Было ясно, что брат милосердия, несмотря на все науськивания, не решается обращаться с юношей так оскорбительно, как хотелось бы коммивояжеру. Взглянув сперва на Джироламо, потом на Брамбиллу, он наконец преодолевал естественную для него почтительность и произносил:
— Красивая барышня, синьор Брамбилла… Но может быть, вы правы… Может быть, жениться на ней не обязательно…
Это панибратство было противно юноше, и все же в его просьбах вернуть карточку было какое-то жеманство, преувеличенное искательство:
— Ведь вы уже посмотрели, будьте добры, синьор Йозеф, верните мне, пожалуйста, карточку…
Он знал, что тем самым отдает и самого себя, и сестру в грубые руки австрияка, но ему казалось, что этой наигранной мольбою, добровольным еще более жестоким унижением, он мстит этим двоим за те унижения, которым они его подвергали. Ни коммивояжер, ни брат милосердия не замечали, сколько лжи и ломания было в его пылких просьбах, и видели в них скорее слабость изнеженного, избалованного юноши.
— Вернуть или нет, синьор Брамбилла? — спрашивал, осклабясь, Йозеф.
— Верните, верните! — умолял Джироламо.
— Отдайте ему, ладно, — вмешивался коммивояжер. — Нам-то с ней нечего делать, с вашей сестрицей. У нас получше есть. Скажите ему, Йозеф, что у нас есть и получше…
Для Брамбиллы это был просто способ убить время, между тем как Джироламо от таких шуточек день ото дня все глубже погружался в атмосферу унижения и страдания.
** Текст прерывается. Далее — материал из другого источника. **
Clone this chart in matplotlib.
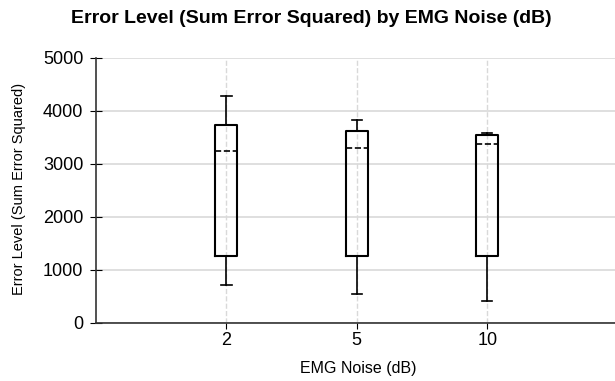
import matplotlib.pyplot as plt

plt.rcParams['font.family'] = ['Liberation Sans', 'DejaVu Sans']

# box stats
noise_levels = ['2', '5', '10']
whisker_low = [714, 543, 403]
q1 = [1269, 1263, 1263]
median = [3250, 3308, 3371]
q3 = [3731, 3617, 3542]
whisker_high = [4280, 3826, 3580]

stats = []
for i, lab in enumerate(noise_levels):
    stats.append({'label': lab, 'whislo': whisker_low[i], 'q1': q1[i],
                  'med': median[i], 'q3': q3[i], 'whishi': whisker_high[i]})

fig = plt.figure(figsize=(6.15, 3.81), dpi=100)
ax = fig.add_axes([0.156, 0.153, 0.844, 0.695])

pos = [1, 2, 3]
ax.bxp(stats, positions=pos, widths=0.17, showfliers=False,
       boxprops=dict(color='black', linewidth=1.5),
       whiskerprops=dict(color='black', linewidth=1.2),
       capprops=dict(color='black', linewidth=1.2),
       medianprops=dict(color='black', linewidth=1.2, linestyle='--'),
       capwidths=0.08)

ax.set_xlim(0, 3.98)
ax.set_ylim(0, 5000)
ax.set_yticks([0, 1000, 2000, 3000, 4000, 5000])
ax.set_xticks(pos)
ax.set_xticklabels(noise_levels)

ax.yaxis.grid(True, color='#d9d9d9', linewidth=1.2, linestyle='-')
ax.xaxis.grid(True, color='#d9d9d9', linewidth=1, linestyle='--')
ax.set_axisbelow(True)

for s in ['top', 'right']:
    ax.spines[s].set_visible(False)
ax.spines['left'].set_color('#333333')
ax.spines['bottom'].set_color('#333333')
ax.spines['left'].set_linewidth(1.2)
ax.spines['bottom'].set_linewidth(1.2)

ax.tick_params(axis='y', direction='inout', length=8, labelsize=13, pad=5)
ax.tick_params(axis='x', direction='out', length=4, labelsize=13, pad=3)

# axis labels and title placed like the original
fig.text(19 / 615, 0.505, 'Error Level (Sum Error Squared)', rotation=90,
         ha='center', va='center', fontsize=10.5)
fig.text(358 / 615, 1 - 369 / 381, 'EMG Noise (dB)',
         ha='center', va='center', fontsize=11.5)
fig.text(311 / 615, 1 - 18.5 / 381,
         'Error Level (Sum Error Squared) by EMG Noise (dB)',
         ha='center', va='center', fontsize=14, fontweight='bold')

fig.savefig('out.png', dpi=100)
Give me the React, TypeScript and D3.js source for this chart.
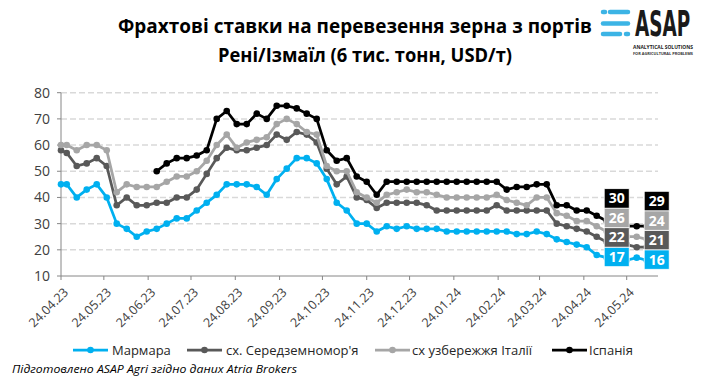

Но с другой стороны, он так втянулся в свою новую роль, так самозабвенно сжился с этой действительностью, что на вопрос, страдает ли он, Джироламо, возможно, ответил бы «нет». Чтобы осознать, в какое жалкое положение он попал, у него не было критериев для сравнения, ясного представления о том, какой должна быть его жизнь — жизнь юноши среди сверстников и родных; постепенно и почти незаметно для себя он привык к этой удушливой атмосфере, к непрестанному унижению, к отсутствию того внимания, которое раньше, в семье, оказывали ему столь щедро, и полагал эту жизнь нормальной, а себя самого — прежним Джироламо, каким он был восемь месяцев назад. Но противоестественность такого состояния духа находила выход во внезапных приступах раздражения или в слезах. Плакал он чаще всего ночью, когда Брамбилла спал; натянув на голову одеяло, с глазами полными слез, юноша не раз болезненно тосковал по материнским ласкам, теперь таким далеким, или в порыве раскаяния, сама острота которого свидетельствовала о том, что провинности нет и каяться не в чем, шепотом просил прощенья у сестры за все совершенные днем в угоду другим подлости. Потом, в изнеможении, он медленно углублялся в то подобие подземной галереи, каким был его сон — сон больного. Но и сон не приносил покоя, забытье его было населено видениями, иногда ему чудилось, будто он плачет и на коленях умоляет Брамбиллу простить его бог знает за какой проступок; но Брамбилла остается непреклонным и тащит его, исступленно сопротивляющегося, на неведомую казнь, и все его обещания быть покорным, соглашаться на любую низость, повиноваться остаются напрасными; и когда глухой звук сметал и их обоих, и самый сон, Джироламо просыпался среди ночи, дрожа всем телом, с мокрым от пота лбом. Потом он понимал, что разбудило его тяжелое падение свежего снега, сорвавшегося с крыши санатория на террасу, и быстро засыпал снова.